A nossa região detém 8% de toda reserva de água doce disponível no Planta. Nós, então, somos fiel depositário de um verdadeiro tesouro natural, por isso pergunto: como é que estamos cuidando da guarda desse patrimônio que nos foi confiado?
As cidades paraenses, movimentadas pela diversificação econômica, vem experimentando crescimento desordenado, com aumento das áreas de periferias ocupadas por construções urbanas, geralmente não licenciadas pelo órgão urbanístico e ambiental, comprometendo corpos d’água de grande importância para rede hídrica Estadual.
Nesta realidade, encontramos cidades da região metropolitana de Belém; àquelas localizadas em torno de projetos minerais: Marabá, Paraupebas, Canaã dos Carajás, Santarém, Itaituba, Oriximiná, Juruti, Paragominas, Ipixuna do Pará; e outras, por razões econômicas distintas, como Tucuruí, Castanhal, Bragança.
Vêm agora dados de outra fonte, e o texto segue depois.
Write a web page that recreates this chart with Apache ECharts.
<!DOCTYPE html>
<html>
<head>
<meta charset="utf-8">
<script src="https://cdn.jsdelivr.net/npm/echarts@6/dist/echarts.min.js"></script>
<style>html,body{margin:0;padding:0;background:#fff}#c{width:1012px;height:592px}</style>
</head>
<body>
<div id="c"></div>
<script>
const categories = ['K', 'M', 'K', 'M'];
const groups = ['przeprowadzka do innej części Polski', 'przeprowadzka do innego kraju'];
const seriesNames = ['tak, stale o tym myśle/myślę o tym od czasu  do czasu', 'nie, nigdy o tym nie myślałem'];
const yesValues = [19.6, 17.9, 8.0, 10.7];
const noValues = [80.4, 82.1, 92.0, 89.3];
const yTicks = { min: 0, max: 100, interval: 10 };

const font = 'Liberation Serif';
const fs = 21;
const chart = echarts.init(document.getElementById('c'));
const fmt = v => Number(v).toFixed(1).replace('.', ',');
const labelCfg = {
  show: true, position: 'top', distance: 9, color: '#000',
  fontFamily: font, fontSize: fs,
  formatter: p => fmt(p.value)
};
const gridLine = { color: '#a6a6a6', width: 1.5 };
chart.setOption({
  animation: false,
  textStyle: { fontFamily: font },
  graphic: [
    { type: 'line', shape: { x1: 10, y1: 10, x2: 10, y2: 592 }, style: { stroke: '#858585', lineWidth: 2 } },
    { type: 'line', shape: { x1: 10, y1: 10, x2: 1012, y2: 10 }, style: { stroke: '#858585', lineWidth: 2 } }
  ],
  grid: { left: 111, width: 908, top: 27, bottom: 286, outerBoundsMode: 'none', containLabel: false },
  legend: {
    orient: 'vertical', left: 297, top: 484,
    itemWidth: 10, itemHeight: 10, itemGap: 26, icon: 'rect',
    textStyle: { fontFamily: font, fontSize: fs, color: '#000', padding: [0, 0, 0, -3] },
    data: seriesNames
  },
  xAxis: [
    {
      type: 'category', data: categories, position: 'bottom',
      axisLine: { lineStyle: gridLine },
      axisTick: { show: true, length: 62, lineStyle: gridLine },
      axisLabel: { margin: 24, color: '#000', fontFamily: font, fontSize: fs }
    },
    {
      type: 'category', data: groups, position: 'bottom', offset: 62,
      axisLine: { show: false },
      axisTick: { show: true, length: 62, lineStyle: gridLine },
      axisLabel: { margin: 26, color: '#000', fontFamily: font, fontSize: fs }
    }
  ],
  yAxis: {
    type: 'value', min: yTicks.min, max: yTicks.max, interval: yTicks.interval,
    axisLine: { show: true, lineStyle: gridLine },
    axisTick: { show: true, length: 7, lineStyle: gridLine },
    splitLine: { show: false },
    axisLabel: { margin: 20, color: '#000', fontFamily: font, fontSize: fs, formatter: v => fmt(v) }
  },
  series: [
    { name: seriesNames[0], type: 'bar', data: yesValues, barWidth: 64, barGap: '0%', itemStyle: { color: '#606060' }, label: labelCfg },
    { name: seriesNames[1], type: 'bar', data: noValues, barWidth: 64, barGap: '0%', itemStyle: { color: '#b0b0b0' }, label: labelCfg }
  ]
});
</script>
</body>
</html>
Altamira e toda a região do Xingu serão impactadas pela implantação das obras do Complexo Hidrelétrico de Belo Monte, cuja mitigação está prevista nas condicionantes do licenciamento prévio.
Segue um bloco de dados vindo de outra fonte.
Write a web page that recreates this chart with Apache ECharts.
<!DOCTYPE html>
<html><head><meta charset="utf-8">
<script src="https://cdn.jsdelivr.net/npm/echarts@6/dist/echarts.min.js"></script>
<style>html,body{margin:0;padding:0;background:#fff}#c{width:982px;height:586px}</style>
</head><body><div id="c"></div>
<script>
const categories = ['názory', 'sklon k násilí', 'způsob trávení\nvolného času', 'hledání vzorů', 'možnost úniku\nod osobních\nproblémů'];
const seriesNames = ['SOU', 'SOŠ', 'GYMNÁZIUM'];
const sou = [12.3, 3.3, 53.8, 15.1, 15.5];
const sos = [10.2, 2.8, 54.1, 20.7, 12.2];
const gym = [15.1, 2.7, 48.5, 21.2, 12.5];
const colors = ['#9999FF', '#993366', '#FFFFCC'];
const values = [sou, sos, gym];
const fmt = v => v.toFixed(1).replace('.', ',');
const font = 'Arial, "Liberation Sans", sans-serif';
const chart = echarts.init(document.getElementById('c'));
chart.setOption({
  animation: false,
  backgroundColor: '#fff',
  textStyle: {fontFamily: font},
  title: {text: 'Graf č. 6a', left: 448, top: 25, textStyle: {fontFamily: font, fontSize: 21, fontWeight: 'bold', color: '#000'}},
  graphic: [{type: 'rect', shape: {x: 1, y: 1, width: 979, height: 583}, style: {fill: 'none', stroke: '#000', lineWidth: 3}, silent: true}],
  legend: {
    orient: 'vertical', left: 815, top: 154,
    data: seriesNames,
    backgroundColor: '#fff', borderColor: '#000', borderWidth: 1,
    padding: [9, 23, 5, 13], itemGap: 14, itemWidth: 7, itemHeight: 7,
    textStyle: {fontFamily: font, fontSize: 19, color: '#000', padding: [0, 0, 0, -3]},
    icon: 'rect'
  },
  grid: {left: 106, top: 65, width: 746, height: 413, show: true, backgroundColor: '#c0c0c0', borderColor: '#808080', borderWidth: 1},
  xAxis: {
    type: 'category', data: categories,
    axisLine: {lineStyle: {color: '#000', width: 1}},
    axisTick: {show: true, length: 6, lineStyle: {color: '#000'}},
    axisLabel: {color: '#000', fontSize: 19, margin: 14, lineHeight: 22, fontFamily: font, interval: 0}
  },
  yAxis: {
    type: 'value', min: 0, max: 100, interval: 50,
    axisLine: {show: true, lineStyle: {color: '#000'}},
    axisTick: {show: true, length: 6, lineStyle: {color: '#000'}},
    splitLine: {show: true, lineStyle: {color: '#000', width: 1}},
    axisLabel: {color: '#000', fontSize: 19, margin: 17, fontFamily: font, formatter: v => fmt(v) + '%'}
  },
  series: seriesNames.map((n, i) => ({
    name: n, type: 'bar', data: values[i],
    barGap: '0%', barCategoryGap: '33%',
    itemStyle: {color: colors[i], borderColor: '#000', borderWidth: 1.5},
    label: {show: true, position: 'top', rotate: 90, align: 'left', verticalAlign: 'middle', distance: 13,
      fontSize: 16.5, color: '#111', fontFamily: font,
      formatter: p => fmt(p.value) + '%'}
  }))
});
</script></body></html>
O crescimento urbano desordenado além de comprometer nascentes, igarapés e rios importantes destas cidades, adiciona quatro outros componentes de grave impacto para as reserva de água doce da nossa região. A impermeabilização do solo, a perda de florestas urbanas, a produção e tratamento do lixo e o esgoto sem tratamento.
A impermeabilização do solo pelo cimento aplicado nos pisos dos prédios, nas calçadas e pelo asfaltamento de um número cada vez maior de vias públicas impede que a água das chuvas, muito abundantes na nossa região, infiltre no solo e reabastece nossas reservas subterrâneas.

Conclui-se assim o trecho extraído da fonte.